Wooden Jesus. Not salt. The miners used to come visit before starting work each day as protection against their dangerous jobs. (I think that’s what the guide said. Don’t quote me on that.)

Wooden Mary (these two are the only 2 wooden sculptures down below). Mary is stomping on the crescent moon, a symbol of the Muslim faith.

The HUGE underground church. Salt stairs, salt floors, salt carvings on every surface. Not salt chandeliers.

Worth every step. It was breathtaking. 

Salt nativity

Modern Dome of the Rock behind Mary and Joseph and Jesus headed to Egypt — a bit anachronistic.

Pope John Paul II is beloved in Krakow because he was their priest before he became pope. His image is everywhere. 

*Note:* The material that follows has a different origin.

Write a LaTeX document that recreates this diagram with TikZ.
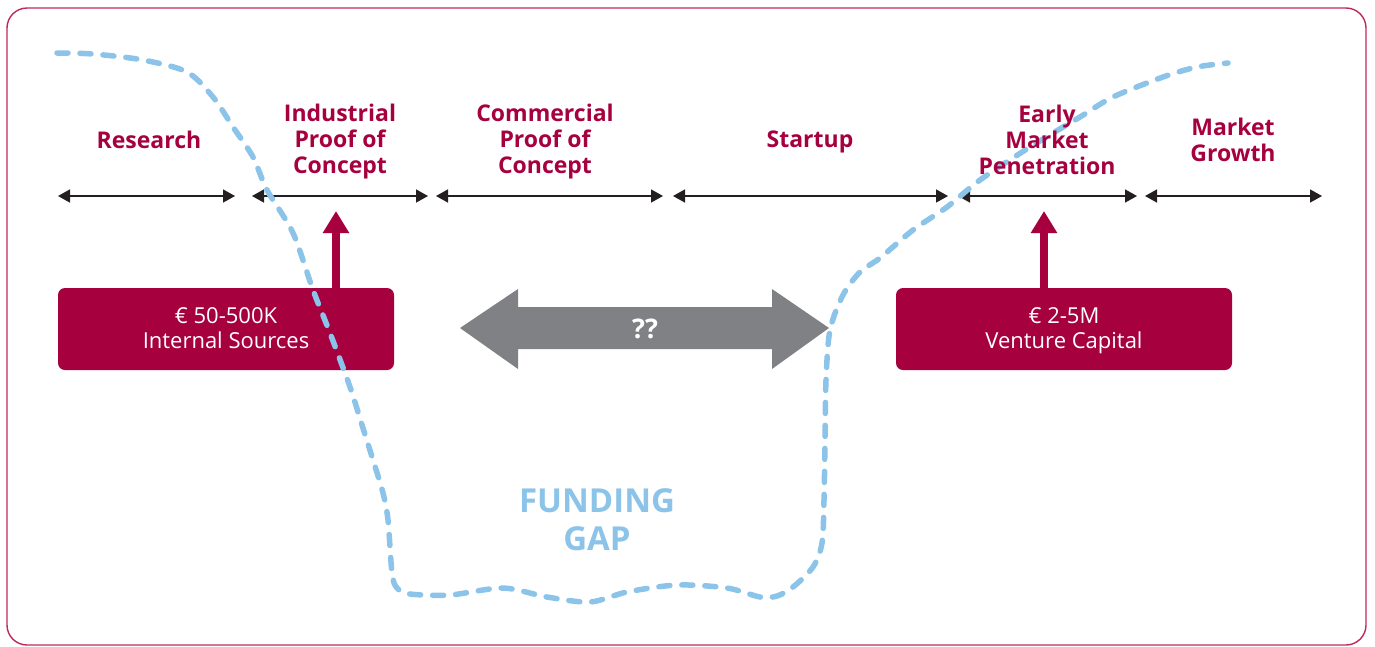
\documentclass[tikz,border=0pt]{standalone}
\usepackage{fontspec}
\setmainfont{Open Sans}
\usetikzlibrary{arrows.meta}
\definecolor{crimson}{RGB}{166,0,62}
\definecolor{framered}{RGB}{190,40,95}
\definecolor{gapblue}{RGB}{140,195,232}
\definecolor{arrowgrey}{RGB}{128,129,132}
\definecolor{darkline}{RGB}{35,31,32}
\begin{document}
\begin{tikzpicture}[x=1pt,y=-1pt,
  stage/.style={font=\bfseries\fontsize{23}{26}\selectfont, text=crimson, align=center, inner sep=0pt},
  span/.style={draw=darkline, line width=1.6pt, {Triangle[length=12pt,width=13pt]}-{Triangle[length=12pt,width=13pt]}},
  fundbox/.style={fill=crimson, rounded corners=7pt, minimum width=336pt, minimum height=82pt, text=white, align=center, font=\fontsize{22}{25}\selectfont, inner sep=0pt},
  fundarrow/.style={draw=crimson, line width=8pt, -{Triangle[length=22pt,width=25pt]}},
  gapline/.style={draw=gapblue, line width=5.5pt, dash pattern=on 11pt off 12pt, line cap=round},
  gaptext/.style={font=\bfseries\fontsize{33}{38}\selectfont, text=gapblue, align=center, inner sep=0pt},
]
\useasboundingbox (0,0) rectangle (1375,646);
\draw[framered, line width=1.4pt, rounded corners=20pt] (7,8) rectangle (1366,645);

% stage spans
\coordinate (s1l) at (58,196);  \coordinate (s1r) at (235,196);
\coordinate (s2l) at (252,196); \coordinate (s2r) at (428,196);
\coordinate (s3l) at (436,196); \coordinate (s3r) at (663,196);
\coordinate (s4l) at (673,196); \coordinate (s4r) at (948,196);
\coordinate (s5l) at (958,196); \coordinate (s5r) at (1137,196);
\coordinate (s6l) at (1145,196); \coordinate (s6r) at (1322,196);
\draw[span] (s1l) -- (s1r);
\draw[span] (s2l) -- (s2r);
\draw[span] (s3l) -- (s3r);
\draw[span] (s4l) -- (s4r);
\draw[span] (s5l) -- (s5r);
\draw[span] (s6l) -- (s6r);

% funding boxes
\node[fundbox] (ibox) at (226,329) {\rule{0pt}{19pt}€ 50-500K\\Internal Sources\vphantom{p}};
\node[fundbox] (vbox) at (1064,329) {\rule{0pt}{19pt}€ 2-5M\\Venture Capital\vphantom{p}};
\coordinate (itip) at (336,211);
\coordinate (vtip) at (1044,211);
\draw[fundarrow] (ibox.north -| itip) -- (itip);
\draw[fundarrow] (vbox.north -| vtip) -- (vtip);

% grey double arrow
\fill[arrowgrey] (460,328) -- (518,289) -- (518,307) -- (772,307) -- (772,289) -- (829,328)
  -- (772,369) -- (772,349) -- (518,349) -- (518,369) -- cycle;
\node[font=\bfseries\fontsize{27}{30}\selectfont, text=white, inner sep=0pt] (unknown) at (645,329) {??};

% funding gap curve
\draw[gapline] plot[smooth, tension=0.5] coordinates {
  (57,53) (93,54) (143,60) (187,72) (213,97) (233,127) (253,157) (267,190) (293,233)
  (313,290) (330,333) (350,387) (362,425) (373,460) (383,493) (388,520) (392,573)
  (397,588) (410,594) (450,595) (503,588) (547,597) (590,602) (627,592) (677,585)
  (727,588) (760,597) (777,596) (793,587) (813,567) (822,543) (824,500) (825,440)
  (826,380) (830,330) (843,295) (860,272) (880,258) (913,230) (947,207) (980,180)
  (1030,147) (1080,117) (1113,97) (1163,77) (1197,67) (1228,63)};

% stage labels
\node[stage] (research) at (149,140) {Research};
\node[stage] (industrial) at (340,142) {Industrial\\Proof of\\Concept};
\node[stage] (commercial) at (545,142) {Commercial\\Proof of\\Concept};
\node[stage] (startup) at (810,142) {Startup};
\node[stage] (early) at (1047,140) {Early\\Market\\Penetration};
\node[stage] (growth) at (1233,140) {Market\\Growth};

\node[gaptext] (fundgap) at (597,520) {FUNDING\\GAP};
\end{tikzpicture}
\end{document}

As low as we go today — 425 feet underground. 
After the tour was over, we gathered in the underground restaurant for a meal of Polish favorites: sour soup with sausage, fried cabbage, beets and other yummy things that taste better in Poland than anywhere else. We were told after we exited there would be an elevator to take us back to the surface. 

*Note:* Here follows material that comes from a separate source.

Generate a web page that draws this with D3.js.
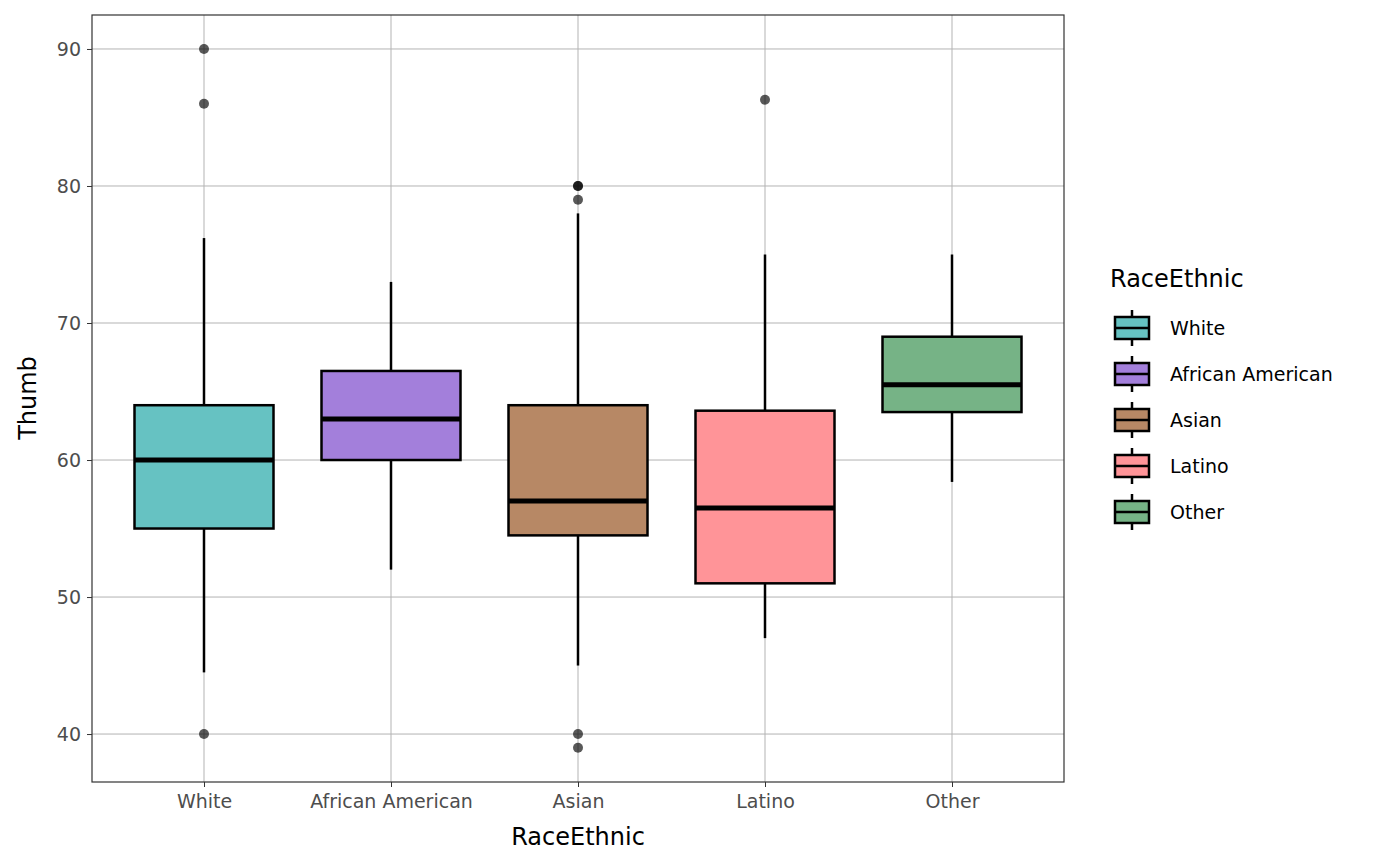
<!DOCTYPE html>
<html><head><meta charset="utf-8">
<script src="https://cdn.jsdelivr.net/npm/d3@7"></script>
<style>body{margin:0;background:#fff;font-family:"DejaVu Sans",sans-serif}</style>
</head><body><svg id="c" width="1400" height="866"></svg>
<script>
const categories=["White","African American","Asian","Latino","Other"];
const colors=["#66c2c2","#a37fdb","#b78865","#ff9498","#76b386"];
const lowWhisker=[44.5,52,45,47,58.4];
const q1=[55,60,54.5,51,63.5];
const median=[60,63,57,56.5,65.5];
const q3=[64,66.5,64,63.6,69];
const highWhisker=[76.2,73,78,75,75];
const outliers=[[90,86,40],[],[80,80,79,40,39],[86.3],[]];
const yTicks=[40,50,60,70,80,90];

const svg=d3.select("#c");
const L=92,R=1064,T=15,B=782;
const x=d3.scaleBand().domain(categories).range([L,R]).padding(0.25).paddingOuter(0.25/2+0.0);
const xc=d3.scalePoint().domain(categories).range([204,952]);
const y=d3.scaleLinear().domain([36.5,92.48]).range([B,T]);
const bw=139;
const g=svg.append("g");
// grid
g.selectAll(".gy").data(yTicks).join("line").attr("x1",L).attr("x2",R).attr("y1",d=>y(d)).attr("y2",d=>y(d)).attr("stroke","#b3b3b3").attr("stroke-width",1);
g.selectAll(".gx").data(categories).join("line").attr("x1",d=>xc(d)).attr("x2",d=>xc(d)).attr("y1",T).attr("y2",B).attr("stroke","#b3b3b3").attr("stroke-width",1);
categories.forEach((c,i)=>{
  const cx=xc(c);
  g.append("line").attr("x1",cx).attr("x2",cx).attr("y1",y(q3[i])).attr("y2",y(highWhisker[i])).attr("stroke","#000").attr("stroke-width",2.5);
  g.append("line").attr("x1",cx).attr("x2",cx).attr("y1",y(q1[i])).attr("y2",y(lowWhisker[i])).attr("stroke","#000").attr("stroke-width",2.5);
  g.append("rect").attr("x",cx-bw/2).attr("width",bw).attr("y",y(q3[i])).attr("height",y(q1[i])-y(q3[i])).attr("fill",colors[i]).attr("stroke","#000").attr("stroke-width",2.5);
  g.append("line").attr("x1",cx-bw/2).attr("x2",cx+bw/2).attr("y1",y(median[i])).attr("y2",y(median[i])).attr("stroke","#000").attr("stroke-width",5);
  outliers[i].forEach(v=>g.append("circle").attr("cx",cx).attr("cy",y(v)).attr("r",5).attr("fill","#000").attr("fill-opacity",0.65));
});
g.append("rect").attr("x",L).attr("y",T).attr("width",R-L).attr("height",B-T).attr("fill","none").attr("stroke","#333").attr("stroke-width",1.2);
// axes
const ya=svg.append("g").attr("transform",`translate(${L},0)`).call(d3.axisLeft(y).tickValues(yTicks).tickSize(5).tickPadding(6));
const xa=svg.append("g").attr("transform",`translate(0,${B})`).call(d3.axisBottom(xc).tickSize(5).tickPadding(8));
[ya,xa].forEach(a=>{a.select(".domain").remove();a.selectAll("line").attr("stroke","#333");a.selectAll("text").attr("font-size",19).attr("fill","#4d4d4d").attr("font-family","DejaVu Sans");});
svg.append("text").attr("x",578).attr("y",845).attr("text-anchor","middle").attr("font-size",24).text("RaceEthnic");
svg.append("text").attr("transform","translate(36,398) rotate(-90)").attr("text-anchor","middle").attr("font-size",24).text("Thumb");
// legend
svg.append("text").attr("x",1110).attr("y",287).attr("font-size",24).text("RaceEthnic");
categories.forEach((c,i)=>{
  const ky=328+i*46;
  const lg=svg.append("g");
  lg.append("line").attr("x1",1132).attr("x2",1132).attr("y1",ky-18).attr("y2",ky+18).attr("stroke","#000").attr("stroke-width",2.5);
  lg.append("rect").attr("x",1115).attr("y",ky-11).attr("width",34).attr("height",22).attr("fill",colors[i]).attr("stroke","#000").attr("stroke-width",2.5);
  lg.append("line").attr("x1",1115).attr("x2",1149).attr("y1",ky).attr("y2",ky).attr("stroke","#000").attr("stroke-width",2.5);
  lg.append("text").attr("x",1170).attr("y",ky+7).attr("font-size",19).text(c);
});
</script></body></html>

But they didn’t tell us that we would have to walk a mile or more to get to the elevator. 

Not a big deal, except the guy leading us was going at a sprinter’s pace and started the walk out by yelling at us in Polish so the entire way out had a much darker feel than the way in. Josh joked that we were probably on our way to “the showers” or that we were going to have to grab picks and work our way out before they’d let us go. Completely insensitive joking, but it felt the same way to me too. Especially with Josh’s parents trying to keep up it felt a bit like they were going for a survival of the fittest approach. 
They did actually let us leave eventually and we bussed our way back to Krakow, relaxed a bit before dinner, and then headed into old town again to eat dinner on the square. We ate outside wrapped in blankets, sipping hot mulled wine and laughing as twilight slowly switched over to dark. 

We’ve been eating at 8:30 because it’s light out until almost 10!

Another gorgeous night on the square. Love you, Krakow!